Thanks for sharing this, and your blog, it’s interesting to understand how it all works… Looking forward to a Supercollider version one day!

[P.s.: I don’t know if you’ve come across FoF synthesis in your research, but it might be interesting to check out. FoF is a French acronym, and means “formant wave function” synthesis. It was used by the Ircam CHANT project back in the day and produced some really nice sounding singing voices. I think it pre-dates PSOLA, and has some similarities as well. There’s an example clip from CHANT here]

Also interesting


Thanks for the links. In the textbook Text-to-Speech Synthesis, Paul Taylor describes how speech synthesizers evolved over time in “generations.” The first generation of speech synths was developed in the 70’s and 80’s and uses parametric control of formants in schemes like FOF, windowed sync, and LPC.

OddVoices is a second-gen singing synthesizer, modeled after late 80’s and 90’s speech synths that use sample playback with time-frequency modification.

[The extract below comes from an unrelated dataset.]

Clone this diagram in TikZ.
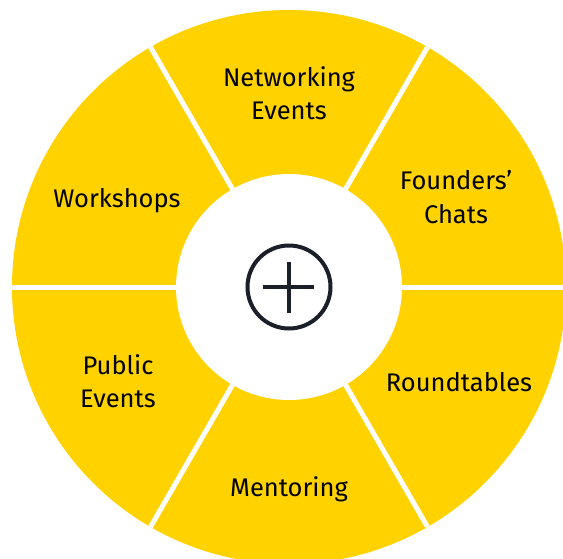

MBROLA also falls in this category.

Unit selection, like in your second link, is a third-generation method along with Hidden Markov Models (the recent Casio synth is apparently based on Sinsy, which is HMM-based). They sound great due to their heavy use of contextual information to select samples. In the past decade, deep learning approaches have sprung up that could be called “fourth generation.”

The downsides of the later generations are that they require enormous amounts of training data to work their magic. When deciding which approach I wanted to go with at the inception of OddVoices, I made a deliberate tradeoff because I don’t have the resources to record long hours of singing. The benefit is that new voice banks can be created with not too much work, enabling a wide diversity of voices in the project.